(Records to process)
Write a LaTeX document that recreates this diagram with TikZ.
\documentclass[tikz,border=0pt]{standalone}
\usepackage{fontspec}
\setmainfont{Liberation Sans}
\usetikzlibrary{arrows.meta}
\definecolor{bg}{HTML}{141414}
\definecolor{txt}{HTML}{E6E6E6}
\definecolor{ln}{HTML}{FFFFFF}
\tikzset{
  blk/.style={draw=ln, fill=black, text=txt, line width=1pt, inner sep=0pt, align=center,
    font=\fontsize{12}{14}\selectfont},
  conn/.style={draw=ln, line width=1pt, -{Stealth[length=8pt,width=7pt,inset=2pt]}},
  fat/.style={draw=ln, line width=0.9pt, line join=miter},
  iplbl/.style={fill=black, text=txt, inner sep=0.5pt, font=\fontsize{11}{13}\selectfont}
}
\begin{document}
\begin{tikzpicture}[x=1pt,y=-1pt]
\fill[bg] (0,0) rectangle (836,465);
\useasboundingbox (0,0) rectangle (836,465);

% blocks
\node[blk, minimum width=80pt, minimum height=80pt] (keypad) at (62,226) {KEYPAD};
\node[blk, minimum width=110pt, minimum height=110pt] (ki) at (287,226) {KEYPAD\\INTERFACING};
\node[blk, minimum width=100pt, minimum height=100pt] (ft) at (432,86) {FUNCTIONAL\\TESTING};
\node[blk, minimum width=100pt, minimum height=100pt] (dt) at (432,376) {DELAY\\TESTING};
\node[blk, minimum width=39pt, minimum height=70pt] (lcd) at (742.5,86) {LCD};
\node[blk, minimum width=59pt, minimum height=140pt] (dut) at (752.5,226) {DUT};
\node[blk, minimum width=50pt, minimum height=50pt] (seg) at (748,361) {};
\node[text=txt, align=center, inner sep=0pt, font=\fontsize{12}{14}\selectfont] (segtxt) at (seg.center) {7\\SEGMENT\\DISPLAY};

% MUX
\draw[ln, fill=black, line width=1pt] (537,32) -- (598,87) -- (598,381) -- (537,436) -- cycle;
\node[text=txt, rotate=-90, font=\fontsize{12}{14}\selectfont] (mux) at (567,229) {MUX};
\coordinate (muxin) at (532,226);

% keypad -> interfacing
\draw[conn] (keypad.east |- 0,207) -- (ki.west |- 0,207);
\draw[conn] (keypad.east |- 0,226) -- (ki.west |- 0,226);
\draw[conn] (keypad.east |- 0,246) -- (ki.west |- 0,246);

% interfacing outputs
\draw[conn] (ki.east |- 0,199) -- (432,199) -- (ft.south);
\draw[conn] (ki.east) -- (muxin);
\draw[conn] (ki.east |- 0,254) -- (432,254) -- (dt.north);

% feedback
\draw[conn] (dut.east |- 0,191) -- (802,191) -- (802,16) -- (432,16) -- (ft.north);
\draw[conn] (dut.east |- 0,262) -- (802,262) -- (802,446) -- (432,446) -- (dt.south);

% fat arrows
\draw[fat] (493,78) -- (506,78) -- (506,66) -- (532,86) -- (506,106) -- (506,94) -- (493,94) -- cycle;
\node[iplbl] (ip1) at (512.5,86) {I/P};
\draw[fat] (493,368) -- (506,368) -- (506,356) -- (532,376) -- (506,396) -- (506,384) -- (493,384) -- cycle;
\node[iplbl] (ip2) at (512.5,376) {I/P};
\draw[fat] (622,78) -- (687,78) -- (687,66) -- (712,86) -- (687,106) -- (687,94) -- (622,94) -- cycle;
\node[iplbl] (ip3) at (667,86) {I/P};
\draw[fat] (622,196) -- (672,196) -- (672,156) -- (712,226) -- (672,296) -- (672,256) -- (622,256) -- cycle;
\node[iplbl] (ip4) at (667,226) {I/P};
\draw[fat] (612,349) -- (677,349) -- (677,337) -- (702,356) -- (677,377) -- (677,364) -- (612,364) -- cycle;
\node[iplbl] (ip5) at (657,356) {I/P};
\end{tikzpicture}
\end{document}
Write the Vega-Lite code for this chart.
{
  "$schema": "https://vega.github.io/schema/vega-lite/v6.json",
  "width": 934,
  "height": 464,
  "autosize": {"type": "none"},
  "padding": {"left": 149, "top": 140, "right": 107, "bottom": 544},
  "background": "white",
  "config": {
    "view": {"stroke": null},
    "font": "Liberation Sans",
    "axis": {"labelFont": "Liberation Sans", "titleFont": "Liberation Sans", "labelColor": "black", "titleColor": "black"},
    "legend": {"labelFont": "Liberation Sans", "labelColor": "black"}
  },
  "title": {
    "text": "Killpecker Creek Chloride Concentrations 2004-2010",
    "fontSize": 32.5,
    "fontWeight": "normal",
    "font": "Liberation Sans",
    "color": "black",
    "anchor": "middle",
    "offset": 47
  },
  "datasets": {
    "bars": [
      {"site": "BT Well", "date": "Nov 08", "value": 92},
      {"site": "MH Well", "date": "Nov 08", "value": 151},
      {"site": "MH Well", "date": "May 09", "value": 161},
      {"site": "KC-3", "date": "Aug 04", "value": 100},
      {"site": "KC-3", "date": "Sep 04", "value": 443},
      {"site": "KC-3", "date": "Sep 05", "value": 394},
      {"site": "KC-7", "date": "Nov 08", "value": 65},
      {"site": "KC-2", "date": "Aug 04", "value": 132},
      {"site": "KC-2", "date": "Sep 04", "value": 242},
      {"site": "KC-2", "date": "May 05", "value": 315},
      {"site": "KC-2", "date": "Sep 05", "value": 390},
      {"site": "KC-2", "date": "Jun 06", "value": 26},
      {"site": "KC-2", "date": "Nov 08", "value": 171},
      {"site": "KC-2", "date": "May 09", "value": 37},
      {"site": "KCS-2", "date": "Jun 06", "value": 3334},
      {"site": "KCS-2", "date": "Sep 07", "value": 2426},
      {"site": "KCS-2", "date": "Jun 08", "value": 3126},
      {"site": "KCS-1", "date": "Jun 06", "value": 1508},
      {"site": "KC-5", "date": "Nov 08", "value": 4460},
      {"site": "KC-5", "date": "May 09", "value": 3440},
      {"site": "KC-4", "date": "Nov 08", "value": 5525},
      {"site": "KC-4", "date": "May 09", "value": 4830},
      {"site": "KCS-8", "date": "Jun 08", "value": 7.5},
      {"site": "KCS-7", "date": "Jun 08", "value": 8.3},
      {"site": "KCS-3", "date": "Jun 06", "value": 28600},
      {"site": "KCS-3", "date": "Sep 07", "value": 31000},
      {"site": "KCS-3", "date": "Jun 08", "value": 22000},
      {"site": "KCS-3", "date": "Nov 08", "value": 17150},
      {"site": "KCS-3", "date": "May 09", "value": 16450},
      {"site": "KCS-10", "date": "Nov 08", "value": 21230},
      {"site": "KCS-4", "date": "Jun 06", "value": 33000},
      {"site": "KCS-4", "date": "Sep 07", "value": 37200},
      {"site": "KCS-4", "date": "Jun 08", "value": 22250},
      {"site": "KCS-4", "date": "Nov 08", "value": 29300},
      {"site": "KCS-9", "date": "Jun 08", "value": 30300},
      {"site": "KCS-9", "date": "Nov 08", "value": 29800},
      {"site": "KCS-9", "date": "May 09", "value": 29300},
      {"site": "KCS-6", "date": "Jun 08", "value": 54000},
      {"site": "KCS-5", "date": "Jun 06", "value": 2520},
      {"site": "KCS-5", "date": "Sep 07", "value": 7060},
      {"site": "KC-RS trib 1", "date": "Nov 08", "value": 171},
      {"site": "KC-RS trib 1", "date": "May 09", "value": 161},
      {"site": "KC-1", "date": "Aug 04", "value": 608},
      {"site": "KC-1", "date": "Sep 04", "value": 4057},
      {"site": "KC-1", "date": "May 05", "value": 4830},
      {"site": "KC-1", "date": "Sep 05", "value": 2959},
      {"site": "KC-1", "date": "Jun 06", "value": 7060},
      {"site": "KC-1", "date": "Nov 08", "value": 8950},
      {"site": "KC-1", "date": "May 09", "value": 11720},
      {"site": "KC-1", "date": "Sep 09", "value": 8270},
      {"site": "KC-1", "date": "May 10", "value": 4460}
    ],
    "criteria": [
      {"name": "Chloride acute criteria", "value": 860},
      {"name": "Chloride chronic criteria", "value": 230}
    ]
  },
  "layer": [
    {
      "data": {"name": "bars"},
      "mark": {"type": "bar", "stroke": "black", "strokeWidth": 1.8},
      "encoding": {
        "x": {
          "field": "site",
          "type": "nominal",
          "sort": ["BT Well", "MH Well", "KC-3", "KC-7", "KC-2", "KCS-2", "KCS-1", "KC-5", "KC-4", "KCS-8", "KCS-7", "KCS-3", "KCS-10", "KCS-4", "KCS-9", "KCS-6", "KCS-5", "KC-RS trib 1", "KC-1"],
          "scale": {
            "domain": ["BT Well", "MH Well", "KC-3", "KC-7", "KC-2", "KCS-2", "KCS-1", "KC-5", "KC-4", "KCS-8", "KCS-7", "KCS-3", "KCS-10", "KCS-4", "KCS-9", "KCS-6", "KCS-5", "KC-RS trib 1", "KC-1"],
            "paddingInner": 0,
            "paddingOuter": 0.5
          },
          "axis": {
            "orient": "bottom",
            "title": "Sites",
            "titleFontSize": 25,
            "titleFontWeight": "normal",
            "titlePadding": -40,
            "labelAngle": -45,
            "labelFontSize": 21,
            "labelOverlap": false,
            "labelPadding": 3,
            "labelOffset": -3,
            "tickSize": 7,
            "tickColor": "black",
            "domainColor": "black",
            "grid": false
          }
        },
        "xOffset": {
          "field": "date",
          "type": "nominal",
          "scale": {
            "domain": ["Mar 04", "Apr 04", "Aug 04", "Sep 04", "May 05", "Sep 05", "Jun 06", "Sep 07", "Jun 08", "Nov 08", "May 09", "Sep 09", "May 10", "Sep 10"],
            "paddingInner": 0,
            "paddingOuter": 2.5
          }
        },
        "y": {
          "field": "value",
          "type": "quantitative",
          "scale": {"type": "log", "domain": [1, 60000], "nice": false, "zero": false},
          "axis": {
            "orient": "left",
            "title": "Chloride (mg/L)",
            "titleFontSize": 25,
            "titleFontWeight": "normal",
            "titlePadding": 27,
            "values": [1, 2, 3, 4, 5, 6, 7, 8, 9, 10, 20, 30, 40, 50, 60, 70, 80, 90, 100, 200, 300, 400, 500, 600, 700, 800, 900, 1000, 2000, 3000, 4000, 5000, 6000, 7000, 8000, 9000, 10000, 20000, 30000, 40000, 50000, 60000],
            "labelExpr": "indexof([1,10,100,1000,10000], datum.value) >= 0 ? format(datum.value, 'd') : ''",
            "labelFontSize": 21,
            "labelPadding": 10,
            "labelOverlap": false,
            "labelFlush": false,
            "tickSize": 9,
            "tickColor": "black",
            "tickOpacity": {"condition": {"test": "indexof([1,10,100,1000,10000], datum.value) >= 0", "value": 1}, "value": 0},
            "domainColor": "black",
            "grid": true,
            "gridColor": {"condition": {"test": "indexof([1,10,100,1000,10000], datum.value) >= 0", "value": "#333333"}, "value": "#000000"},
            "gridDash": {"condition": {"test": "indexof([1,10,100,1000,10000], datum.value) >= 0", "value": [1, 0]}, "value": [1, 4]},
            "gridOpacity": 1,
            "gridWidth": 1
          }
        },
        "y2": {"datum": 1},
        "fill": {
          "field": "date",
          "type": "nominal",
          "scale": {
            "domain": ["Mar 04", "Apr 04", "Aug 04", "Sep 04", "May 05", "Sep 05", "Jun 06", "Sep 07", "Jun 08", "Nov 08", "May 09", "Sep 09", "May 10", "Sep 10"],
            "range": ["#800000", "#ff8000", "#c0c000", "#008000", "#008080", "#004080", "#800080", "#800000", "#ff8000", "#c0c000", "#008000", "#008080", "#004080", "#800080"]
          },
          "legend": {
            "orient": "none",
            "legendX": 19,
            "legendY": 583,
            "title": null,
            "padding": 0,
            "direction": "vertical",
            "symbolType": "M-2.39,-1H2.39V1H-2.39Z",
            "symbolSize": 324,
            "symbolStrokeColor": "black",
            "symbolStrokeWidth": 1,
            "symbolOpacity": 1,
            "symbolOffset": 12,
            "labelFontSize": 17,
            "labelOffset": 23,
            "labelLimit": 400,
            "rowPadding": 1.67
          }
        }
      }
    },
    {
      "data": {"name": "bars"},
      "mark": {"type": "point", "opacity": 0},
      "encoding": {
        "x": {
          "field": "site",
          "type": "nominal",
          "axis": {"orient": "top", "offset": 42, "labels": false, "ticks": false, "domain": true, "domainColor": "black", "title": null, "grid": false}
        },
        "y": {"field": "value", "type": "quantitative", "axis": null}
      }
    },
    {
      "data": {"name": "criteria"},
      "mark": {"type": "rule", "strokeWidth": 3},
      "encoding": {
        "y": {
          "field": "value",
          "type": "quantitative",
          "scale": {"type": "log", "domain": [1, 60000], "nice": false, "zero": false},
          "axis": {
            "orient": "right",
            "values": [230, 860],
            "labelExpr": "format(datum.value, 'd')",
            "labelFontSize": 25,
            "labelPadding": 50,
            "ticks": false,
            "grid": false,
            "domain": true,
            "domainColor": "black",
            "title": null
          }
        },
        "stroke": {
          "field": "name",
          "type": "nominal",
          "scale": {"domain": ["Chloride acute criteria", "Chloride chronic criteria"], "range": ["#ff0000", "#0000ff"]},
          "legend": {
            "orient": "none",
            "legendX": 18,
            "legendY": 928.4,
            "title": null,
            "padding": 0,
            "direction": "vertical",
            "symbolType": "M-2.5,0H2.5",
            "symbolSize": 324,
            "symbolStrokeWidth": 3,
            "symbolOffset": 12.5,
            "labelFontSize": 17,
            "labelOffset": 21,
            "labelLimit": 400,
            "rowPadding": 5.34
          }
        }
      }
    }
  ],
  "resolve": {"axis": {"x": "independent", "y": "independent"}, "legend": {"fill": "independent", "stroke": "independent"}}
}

(The exercise) Repeat verbatim the opening run of entries, ending with the line that contains "(segtxt) at (seg.center)".

(Answer)
Write a LaTeX document that recreates this diagram with TikZ.
\documentclass[tikz,border=0pt]{standalone}
\usepackage{fontspec}
\setmainfont{Liberation Sans}
\usetikzlibrary{arrows.meta}
\definecolor{bg}{HTML}{141414}
\definecolor{txt}{HTML}{E6E6E6}
\definecolor{ln}{HTML}{FFFFFF}
\tikzset{
  blk/.style={draw=ln, fill=black, text=txt, line width=1pt, inner sep=0pt, align=center,
    font=\fontsize{12}{14}\selectfont},
  conn/.style={draw=ln, line width=1pt, -{Stealth[length=8pt,width=7pt,inset=2pt]}},
  fat/.style={draw=ln, line width=0.9pt, line join=miter},
  iplbl/.style={fill=black, text=txt, inner sep=0.5pt, font=\fontsize{11}{13}\selectfont}
}
\begin{document}
\begin{tikzpicture}[x=1pt,y=-1pt]
\fill[bg] (0,0) rectangle (836,465);
\useasboundingbox (0,0) rectangle (836,465);

% blocks
\node[blk, minimum width=80pt, minimum height=80pt] (keypad) at (62,226) {KEYPAD};
\node[blk, minimum width=110pt, minimum height=110pt] (ki) at (287,226) {KEYPAD\\INTERFACING};
\node[blk, minimum width=100pt, minimum height=100pt] (ft) at (432,86) {FUNCTIONAL\\TESTING};
\node[blk, minimum width=100pt, minimum height=100pt] (dt) at (432,376) {DELAY\\TESTING};
\node[blk, minimum width=39pt, minimum height=70pt] (lcd) at (742.5,86) {LCD};
\node[blk, minimum width=59pt, minimum height=140pt] (dut) at (752.5,226) {DUT};
\node[blk, minimum width=50pt, minimum height=50pt] (seg) at (748,361) {};
\node[text=txt, align=center, inner sep=0pt, font=\fontsize{12}{14}\selectfont] (segtxt) at (seg.center) {7\\SEGMENT\\DISPLAY};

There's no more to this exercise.